▶ Task inputs:
□ □ □ □

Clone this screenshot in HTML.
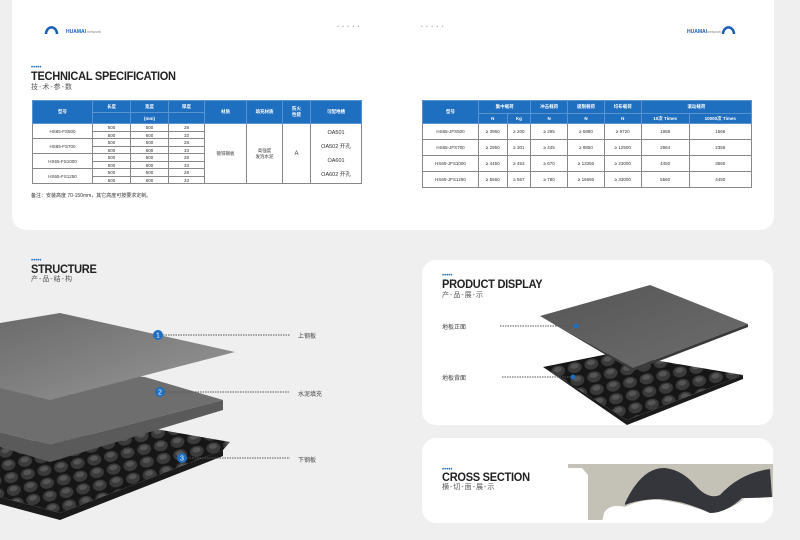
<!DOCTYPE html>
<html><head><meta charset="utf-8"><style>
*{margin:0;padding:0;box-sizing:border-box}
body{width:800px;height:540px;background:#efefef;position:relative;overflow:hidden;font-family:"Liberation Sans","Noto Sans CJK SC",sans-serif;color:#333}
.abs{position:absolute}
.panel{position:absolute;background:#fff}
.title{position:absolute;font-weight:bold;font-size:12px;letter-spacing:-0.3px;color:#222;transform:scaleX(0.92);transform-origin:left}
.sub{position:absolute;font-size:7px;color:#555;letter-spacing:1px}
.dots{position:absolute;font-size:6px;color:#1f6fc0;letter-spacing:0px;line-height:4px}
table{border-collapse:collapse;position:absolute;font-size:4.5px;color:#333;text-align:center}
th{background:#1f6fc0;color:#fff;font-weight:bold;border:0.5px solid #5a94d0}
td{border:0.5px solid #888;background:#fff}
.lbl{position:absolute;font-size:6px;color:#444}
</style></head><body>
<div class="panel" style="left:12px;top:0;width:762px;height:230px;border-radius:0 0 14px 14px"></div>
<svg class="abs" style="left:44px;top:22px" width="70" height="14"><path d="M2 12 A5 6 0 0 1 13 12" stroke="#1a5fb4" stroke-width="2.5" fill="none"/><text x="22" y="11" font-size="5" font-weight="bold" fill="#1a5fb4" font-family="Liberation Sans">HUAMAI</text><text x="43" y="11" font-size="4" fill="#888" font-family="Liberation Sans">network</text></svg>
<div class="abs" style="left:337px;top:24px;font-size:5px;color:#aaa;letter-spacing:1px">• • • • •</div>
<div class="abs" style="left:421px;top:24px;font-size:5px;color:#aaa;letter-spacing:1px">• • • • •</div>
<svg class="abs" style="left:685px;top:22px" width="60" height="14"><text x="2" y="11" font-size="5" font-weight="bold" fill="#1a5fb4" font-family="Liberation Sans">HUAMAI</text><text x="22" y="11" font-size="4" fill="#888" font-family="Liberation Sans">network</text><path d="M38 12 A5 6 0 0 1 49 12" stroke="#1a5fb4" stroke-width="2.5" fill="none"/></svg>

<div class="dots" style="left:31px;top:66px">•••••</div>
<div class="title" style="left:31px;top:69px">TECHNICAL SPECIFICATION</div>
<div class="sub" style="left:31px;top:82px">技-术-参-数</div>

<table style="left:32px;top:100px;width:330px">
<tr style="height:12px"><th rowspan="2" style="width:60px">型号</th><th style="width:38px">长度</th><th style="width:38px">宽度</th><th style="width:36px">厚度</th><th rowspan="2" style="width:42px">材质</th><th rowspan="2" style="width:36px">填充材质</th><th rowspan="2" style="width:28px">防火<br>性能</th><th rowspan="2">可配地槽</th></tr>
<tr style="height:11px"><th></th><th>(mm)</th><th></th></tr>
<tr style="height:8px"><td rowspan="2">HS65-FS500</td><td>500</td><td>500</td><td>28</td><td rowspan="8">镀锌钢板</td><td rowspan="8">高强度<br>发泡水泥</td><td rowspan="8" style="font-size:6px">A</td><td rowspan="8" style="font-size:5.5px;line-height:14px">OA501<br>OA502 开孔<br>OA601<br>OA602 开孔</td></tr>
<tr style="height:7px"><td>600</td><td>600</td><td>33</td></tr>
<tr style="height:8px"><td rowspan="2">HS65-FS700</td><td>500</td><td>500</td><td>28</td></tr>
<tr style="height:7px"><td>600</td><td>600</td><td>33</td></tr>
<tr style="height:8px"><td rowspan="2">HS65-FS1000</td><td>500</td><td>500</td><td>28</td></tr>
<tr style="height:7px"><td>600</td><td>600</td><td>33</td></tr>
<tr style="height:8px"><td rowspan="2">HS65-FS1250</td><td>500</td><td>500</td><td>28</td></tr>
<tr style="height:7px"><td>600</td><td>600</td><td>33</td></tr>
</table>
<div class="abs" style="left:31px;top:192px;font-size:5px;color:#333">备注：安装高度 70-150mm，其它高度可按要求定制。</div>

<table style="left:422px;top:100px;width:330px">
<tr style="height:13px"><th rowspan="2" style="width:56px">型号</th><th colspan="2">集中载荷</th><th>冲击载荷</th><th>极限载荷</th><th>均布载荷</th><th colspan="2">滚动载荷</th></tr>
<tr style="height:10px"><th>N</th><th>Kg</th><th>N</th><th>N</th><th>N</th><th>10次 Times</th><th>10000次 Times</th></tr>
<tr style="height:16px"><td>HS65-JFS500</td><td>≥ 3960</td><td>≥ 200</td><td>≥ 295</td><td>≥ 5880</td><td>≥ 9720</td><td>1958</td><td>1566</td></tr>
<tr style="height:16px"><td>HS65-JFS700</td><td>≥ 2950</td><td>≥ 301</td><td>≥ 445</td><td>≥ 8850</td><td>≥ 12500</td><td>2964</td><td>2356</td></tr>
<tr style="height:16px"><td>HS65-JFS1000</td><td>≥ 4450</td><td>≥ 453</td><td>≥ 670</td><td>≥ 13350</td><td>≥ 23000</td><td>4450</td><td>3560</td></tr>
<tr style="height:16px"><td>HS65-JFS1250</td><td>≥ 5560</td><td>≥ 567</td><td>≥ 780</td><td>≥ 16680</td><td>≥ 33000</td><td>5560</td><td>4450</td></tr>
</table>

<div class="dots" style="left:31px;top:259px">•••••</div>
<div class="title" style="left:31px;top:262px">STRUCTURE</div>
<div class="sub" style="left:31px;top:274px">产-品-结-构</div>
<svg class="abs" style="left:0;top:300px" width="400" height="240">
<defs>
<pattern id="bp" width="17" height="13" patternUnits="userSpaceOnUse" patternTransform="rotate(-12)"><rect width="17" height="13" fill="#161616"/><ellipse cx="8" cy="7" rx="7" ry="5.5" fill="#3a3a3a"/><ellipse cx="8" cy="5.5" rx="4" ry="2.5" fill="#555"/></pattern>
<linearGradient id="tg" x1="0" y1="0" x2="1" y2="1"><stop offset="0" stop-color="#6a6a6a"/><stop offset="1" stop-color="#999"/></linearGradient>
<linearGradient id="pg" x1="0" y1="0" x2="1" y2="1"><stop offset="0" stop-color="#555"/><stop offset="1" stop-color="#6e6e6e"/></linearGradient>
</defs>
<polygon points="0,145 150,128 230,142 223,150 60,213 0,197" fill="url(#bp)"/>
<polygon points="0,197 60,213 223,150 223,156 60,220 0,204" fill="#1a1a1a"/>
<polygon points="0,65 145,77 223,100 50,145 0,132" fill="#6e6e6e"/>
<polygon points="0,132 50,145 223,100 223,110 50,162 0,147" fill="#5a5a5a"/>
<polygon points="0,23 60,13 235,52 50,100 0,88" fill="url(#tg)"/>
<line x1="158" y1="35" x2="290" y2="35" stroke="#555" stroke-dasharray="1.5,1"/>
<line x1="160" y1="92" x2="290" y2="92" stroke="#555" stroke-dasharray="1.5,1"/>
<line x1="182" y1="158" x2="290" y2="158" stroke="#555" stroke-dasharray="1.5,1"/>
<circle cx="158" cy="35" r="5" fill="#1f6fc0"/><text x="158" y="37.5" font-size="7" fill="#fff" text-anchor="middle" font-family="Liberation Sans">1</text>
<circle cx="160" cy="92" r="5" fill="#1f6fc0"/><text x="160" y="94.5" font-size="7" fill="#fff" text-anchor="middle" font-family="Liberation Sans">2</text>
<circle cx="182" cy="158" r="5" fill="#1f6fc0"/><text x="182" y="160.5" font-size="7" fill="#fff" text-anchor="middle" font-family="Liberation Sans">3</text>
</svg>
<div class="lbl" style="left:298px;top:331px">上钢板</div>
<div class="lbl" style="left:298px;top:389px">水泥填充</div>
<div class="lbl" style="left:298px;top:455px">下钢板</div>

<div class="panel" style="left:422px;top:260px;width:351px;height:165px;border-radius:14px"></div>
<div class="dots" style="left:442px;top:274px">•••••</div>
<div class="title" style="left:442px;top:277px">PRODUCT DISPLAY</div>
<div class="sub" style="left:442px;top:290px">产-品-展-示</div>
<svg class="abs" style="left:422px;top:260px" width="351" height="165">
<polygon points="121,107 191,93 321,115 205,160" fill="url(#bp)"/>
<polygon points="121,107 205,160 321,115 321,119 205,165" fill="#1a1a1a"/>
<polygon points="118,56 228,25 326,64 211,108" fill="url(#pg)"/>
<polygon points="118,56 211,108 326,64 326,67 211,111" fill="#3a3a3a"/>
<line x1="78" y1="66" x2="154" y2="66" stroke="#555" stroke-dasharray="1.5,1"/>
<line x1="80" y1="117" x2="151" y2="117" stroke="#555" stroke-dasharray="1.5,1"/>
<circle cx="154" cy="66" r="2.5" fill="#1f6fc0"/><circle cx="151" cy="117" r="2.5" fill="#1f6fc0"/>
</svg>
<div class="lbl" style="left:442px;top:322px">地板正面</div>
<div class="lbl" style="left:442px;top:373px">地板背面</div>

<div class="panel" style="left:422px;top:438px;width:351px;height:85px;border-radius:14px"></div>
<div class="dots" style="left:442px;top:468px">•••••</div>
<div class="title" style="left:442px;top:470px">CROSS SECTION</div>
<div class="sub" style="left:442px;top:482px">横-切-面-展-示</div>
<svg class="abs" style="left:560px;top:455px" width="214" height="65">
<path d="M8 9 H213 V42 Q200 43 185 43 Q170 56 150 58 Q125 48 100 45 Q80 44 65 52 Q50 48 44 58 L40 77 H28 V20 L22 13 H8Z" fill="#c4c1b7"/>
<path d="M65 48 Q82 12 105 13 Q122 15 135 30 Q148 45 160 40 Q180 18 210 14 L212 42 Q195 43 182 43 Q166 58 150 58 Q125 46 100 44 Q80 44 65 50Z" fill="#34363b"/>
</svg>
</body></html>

□ □ □ □

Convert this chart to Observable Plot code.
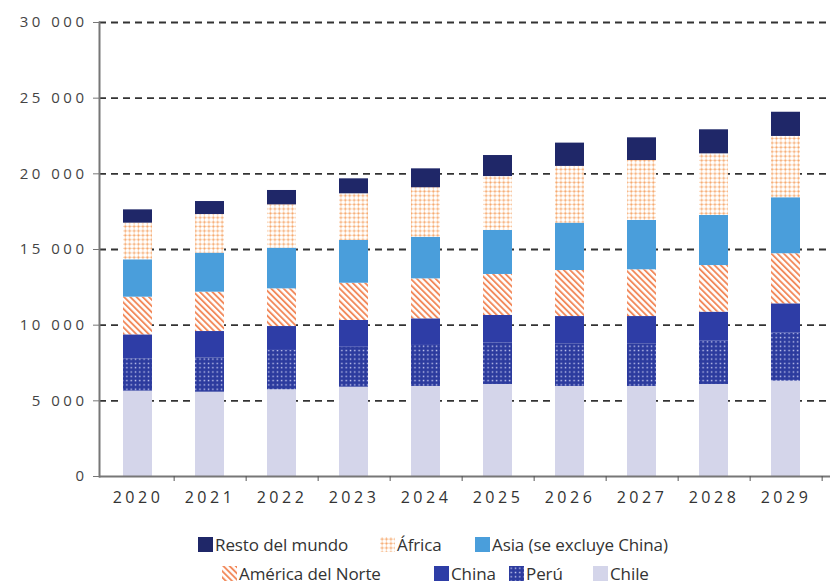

□ □ □ □

▶ Direction:
Locate the word "this" in the records above, and return each line that has it.

▶ Correct output:
Clone this screenshot in HTML.
Convert this chart to Observable Plot code.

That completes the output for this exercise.